Thinking Local in China

China, as this Wall Street Journal article notes, is no longer a place companies go just to make things. Thanks to its booming economy, China is now a place to sell things. Here’s an article clip:

    “The biggest error in the past that the multinational firms have [made] in the Chinese market is they haven’t had a sufficient enough appreciation of the domestic market,” says Sean Debow, who tracks technology companies and trends in Asia for international investment bank UBS. Now, he says, “people are focusing on adapting products designed abroad to meet the specific needs of China.”

Take Matsushita (Panasonic). The company had been steadily losing market share in China because it was trying to sell the Chinese the same products it was selling to its Japanese customers. No more…

    So Matsushita has changed its strategy. Rather than designing all products from start to finish in Japan, it has begun hiring local engineers to alter them, coming up with new models for the Chinese market.

    The Chinese design centers are proving to be crucial in areas such as cellphone handsets, where manufacturers produce a huge variety of styles — there are several hundred on the market — and the phones are viewed as fashion accessories.
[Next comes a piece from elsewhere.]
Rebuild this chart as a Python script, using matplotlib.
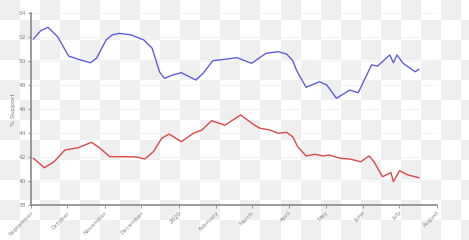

To compete, foreign concerns must churn out their own wide and diverse lineup. The development centers also allow the company to study cultural preferences. Employees realized, for instance, that Chinese consumers like brighter, vermilion phones compared with the darker red preferred by the Japanese.

Panasonic may be making progress with its product localization but it does still need help with its Web localization. I am now wrapping up a study of 200 global Web sites and Panasonic is ranked in the lowest quadrant.